Gareth Taylors side emerged 3-1 winners on Saturday evening, beating a Chelsea side that has won the last two editions of the competition
If there was a game that could sum up the season that Gareth Taylor’s Manchester City side have had so far, then Saturday evening’s Continental Cup final triumph came close to perfectly doing so.
The holders and their opponents in the showpiece event Chelsea might have started on the front foot, often pinning City into their own box early on, but it was the Manchester club that emerged victorious from a goal down, with Caroline Weir scoring twice and Ellen White once in the turnaround.
For a side who were knocked out of the Women’s Champions League in the qualifying rounds this season, and were as low as ninth in the Women’s Super League standings at one point, a comeback like this to win the first major trophy on offer this campaign was fitting. “It mirrored that, if Im honest,” Taylor said.
There have been many points throughout this turbulent year that the City coach’s future has been called into question.
Ravaged by injuries to key players and going into the season cold after no pre-season, with so many of the squad away at the Olympics until late in the summer, City won just two of their first seven games.
Arsenal beat them 5-0 in September. Chelsea beat them 3-0 the following month, and 4-0 a few weeks later. Their challenge for the WSL title evaporated early doors and there have been moments where qualification for next year’s Champions League has looked out of reach, too.
After the game on Saturday, Chelsea manager Emma Hayes even described City’s season as “woeful” until now. “Credit to them for the bounce back from a really, really tough start.”
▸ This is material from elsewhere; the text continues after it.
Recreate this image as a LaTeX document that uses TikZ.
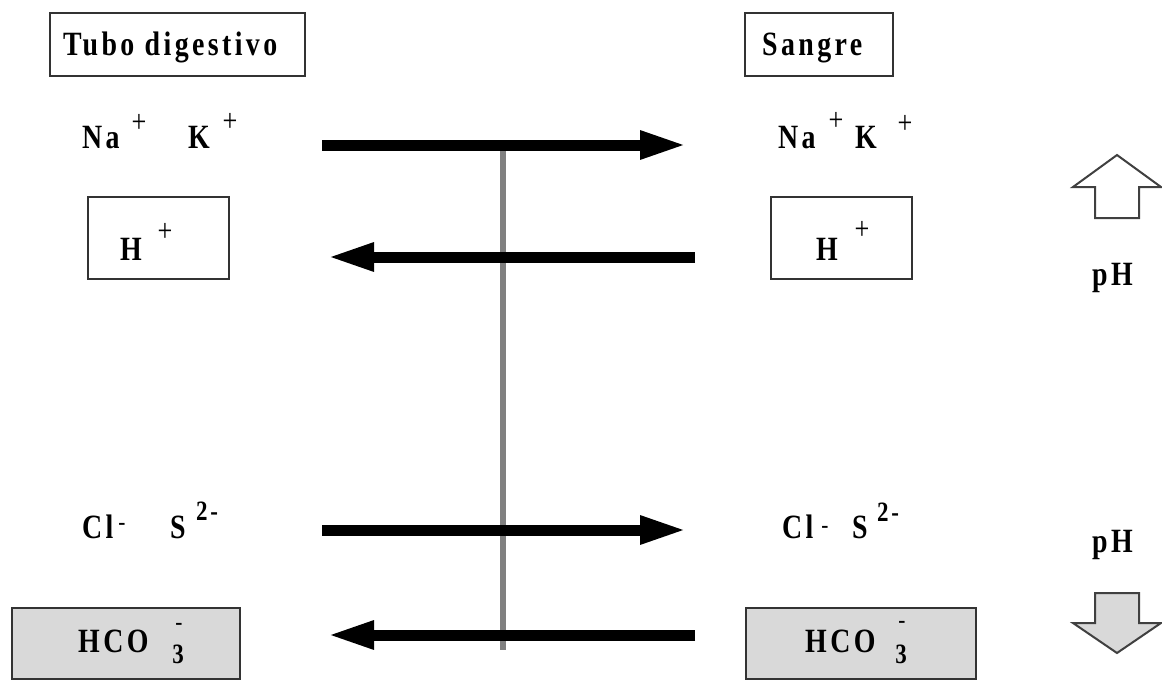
\documentclass[tikz,border=0pt]{standalone}
\usepackage{fontspec}
\setmainfont{Liberation Serif}[FakeStretch=0.82,LetterSpace=10]
\usetikzlibrary{arrows.meta}
\tikzset{
  lbl/.style={inner sep=0pt, anchor=base west, font=\fontsize{34}{34}\selectfont\bfseries},
  supp/.style={inner sep=0pt, anchor=center, font=\fontsize{32}{32}\selectfont},
  supm/.style={inner sep=0pt, anchor=center, font=\fontsize{26}{26}\selectfont},
  supb/.style={inner sep=0pt, anchor=center, font=\fontsize{28}{28}\selectfont\bfseries},
  box/.style={draw=black!80, line width=2.5pt, inner sep=0pt},
  flow/.style={line width=11pt, -{Triangle[length=47pt,width=26pt]}},
  wall/.style={draw=black!50, line width=6pt},
  block/.style={draw=black!75, line width=2pt, line join=miter},
}
\begin{document}
\begin{tikzpicture}[x=1pt,y=-1pt]
\useasboundingbox[fill=white] (0,0) rectangle (1162,680);
% boxes
\node[box, minimum width=255pt, minimum height=63pt] (tubo) at (177.5,44.5) {};
\node[box, minimum width=148pt, minimum height=63pt] (sang) at (819,44.5) {};
\node[box, minimum width=141pt, minimum height=82pt] (hl) at (158.5,238) {};
\node[box, minimum width=141pt, minimum height=82pt] (hr) at (841.5,238) {};
\node[box, fill=black!15, minimum width=228pt, minimum height=71pt] (bl) at (126,643.5) {};
\node[box, fill=black!15, minimum width=230pt, minimum height=71pt] (br) at (861,643.5) {};
% titles
\node[lbl] (t1) at (63,55) {Tubo digestivo};
\node[lbl] (t2) at (762,55) {Sangre};
% ions, left
\node[lbl] (na1) at (82,148) {Na};
\node[supp] (na1p) at (139,123) {+};
\node[lbl] (k1) at (188,148) {K};
\node[supp] (k1p) at (230,122) {+};
\node[lbl] (h1) at (120,260) {H};
\node[supp] (h1p) at (165,232) {+};
\node[lbl] (cl1) at (82,538) {Cl};
\node[supm] (cl1m) at (122,527) {-};
\node[lbl] (s1) at (170,538) {S};
\node[supb] (s1c) at (207,511) {2-};
\node[lbl] (hc1) at (78,652) {HCO};
\node[supm] (hc1m) at (179,627) {-};
\node[supb] (hc1n) at (178,654) {3};
% ions, right
\node[lbl] (na2) at (778,148) {Na};
\node[supp] (na2p) at (836,121) {+};
\node[lbl] (k2) at (855,148) {K};
\node[supp] (k2p) at (905,124) {+};
\node[lbl] (h2) at (816,260) {H};
\node[supp] (h2p) at (862,230) {+};
\node[lbl] (cl2) at (782,538) {Cl};
\node[supm] (cl2m) at (825,530) {-};
\node[lbl] (s2) at (852,538) {S};
\node[supb] (s2c) at (888,512) {2-};
\node[lbl] (hc2) at (805,652) {HCO};
\node[supm] (hc2m) at (902,625) {-};
\node[supb] (hc2n) at (901,654) {3};
% pH
\node[lbl] (ph1) at (1092,285) {pH};
\node[lbl] (ph2) at (1092,552) {pH};
% membrane
\coordinate (vtop) at (503,145);
\coordinate (vbot) at (503,650);
\draw[wall] (vtop) -- (vbot);
% flows
\coordinate (a1s) at (322,145); \coordinate (a1e) at (687,145);
\coordinate (a2s) at (695,257); \coordinate (a2e) at (327,257);
\coordinate (a3s) at (322,530); \coordinate (a3e) at (687,530);
\coordinate (a4s) at (695,635); \coordinate (a4e) at (327,635);
\draw[flow] (a1s) -- (a1e);
\draw[flow] (a2s) -- (a2e);
\draw[flow] (a3s) -- (a3e);
\draw[flow] (a4s) -- (a4e);
% pH block arrows
\draw[block, fill=white] (1117,155) -- (1161,187) -- (1139,187) -- (1139,218) -- (1095,218) -- (1095,187) -- (1073,187) -- cycle;
\draw[block, fill=black!15] (1095,593) -- (1139,593) -- (1139,623) -- (1161,623) -- (1117,653) -- (1073,623) -- (1095,623) -- cycle;
\end{tikzpicture}
\end{document}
Slowly but surely, fortunes have changed. Players have returned to fitness, Taylor has made tactical tweaks in the long-term and also in-game changes that have helped turn things around. That they boasted a bench with more than four names, all genuinely established ones too, on Saturday was a luxury that simply wouldn’t have been imaginable a few months ago.
“I came off of all social media at that time,” Taylor said, recalling that period he spent under pressure from the fans. “I literally surrounded myself with the right people.
“I’m an ex-player. I’ve had criticism all my career, so I kind of know how to handle it – that doesn’t mean I like it.
“I just tried to cut out the noise. I knew that I was working as hard as I was previously. I felt that it was a little bit unjustified, if I’m honest, with the amount of injuries that we had.
“What were they expecting in that situation when we were only able to field two or three outfield substitutes in a game and playing players in unfamiliar positions?
“I’ve been in this game for a long time, it is what it is, it’s part and parcel. It’s easy these days to point a finger and say, ‘Is this person up to it or not?’
“But I think you have to have belief in what you do. I have real faith in how I work and how I try to get the best out of players. The players are the most important thing though, the most important marker is that they’re moving in the right direction for you. They’ve shown that they’re fighting, they’ve been fighting the whole season, and sometimes things haven’t gone our way.
“Fortunately, more recently, things have started to edge our way, which is nice.”
There are still steps that City need to take and ways they can get better, too. The first half on Saturday, slow and under the cosh, has happened a few times this season, most recently in the Manchester derby last week. On that occasion, Taylor’s side again came from a goal down at the break.
There are big players to return too, be it winger Chloe Kelly, one of only two players to hit double figures for goals and assists in the league last year, or Steph Houghton, the leader and captain of this team who lifted the Conti Cup on Saturday with her crutches.
“It’s difficult sometimes when youve played against Chelsea previously and suffered a little bit, like we have this season, but I think the league game recently showed that we were getting closer in an OK display,” Taylor said.
“But I think what this gives us goes beyond winning this trophy. I think it really gives us real confidence going into the remainder of the season.
“Our objectives are really clear on what we want to try and do, what we want to try and achieve after having a difficult start. The belief levels will be huge after this because it just gives the players so much confidence.”